We’ve introduced the constant model: a model that summarizes all of the data by a single value. To fit the constant model, we chose a loss function that measured how well a given constant fits a data value, and we computed the average loss over all of the data values. We saw that depending on the choice of loss function, we get a different minimizing value: we found that the mean minimizes the average squared error (MSE), and the median minimizes the average absolute error (MAE). We also discussed how we can incorporate context and knowledge of our problem to pick a loss function.
The idea of fitting models through loss minimization ties simple summary statistics—like the mean, median, and mode—to more complex modeling situations. The steps we took to model our data apply to many modeling scenarios:
Select the form of a model (such as the constant model)

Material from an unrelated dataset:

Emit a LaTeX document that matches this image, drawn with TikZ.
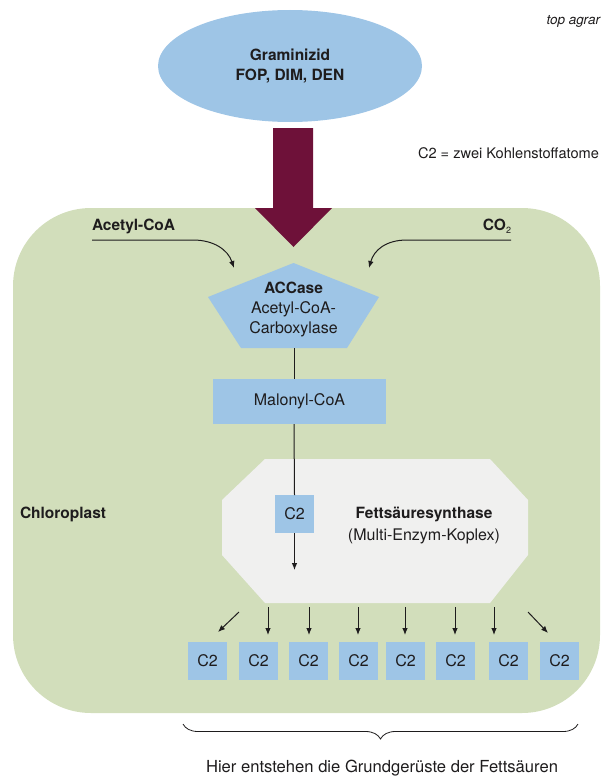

Select a loss function (such as absolute error)
Fit the model by minimizing the loss over all the data (such as average loss)
For the rest of this book, our modeling techniques expand upon one or more of these steps. We introduce new models (1), new loss functions (2), and new techniques for minimizing loss (3).
The next chapter revisits the study of a bus arriving late at its stop. This time, we present the problem as a case study and visit all stages of the data science lifecycle. By going through these stages, we make some unusual discoveries; when we augment our analysis by considering data scope and using an urn to simulate a rider arriving at the bus stop, we find that modeling bus lateness is not the same as modeling the rider’s experience waiting for a bus.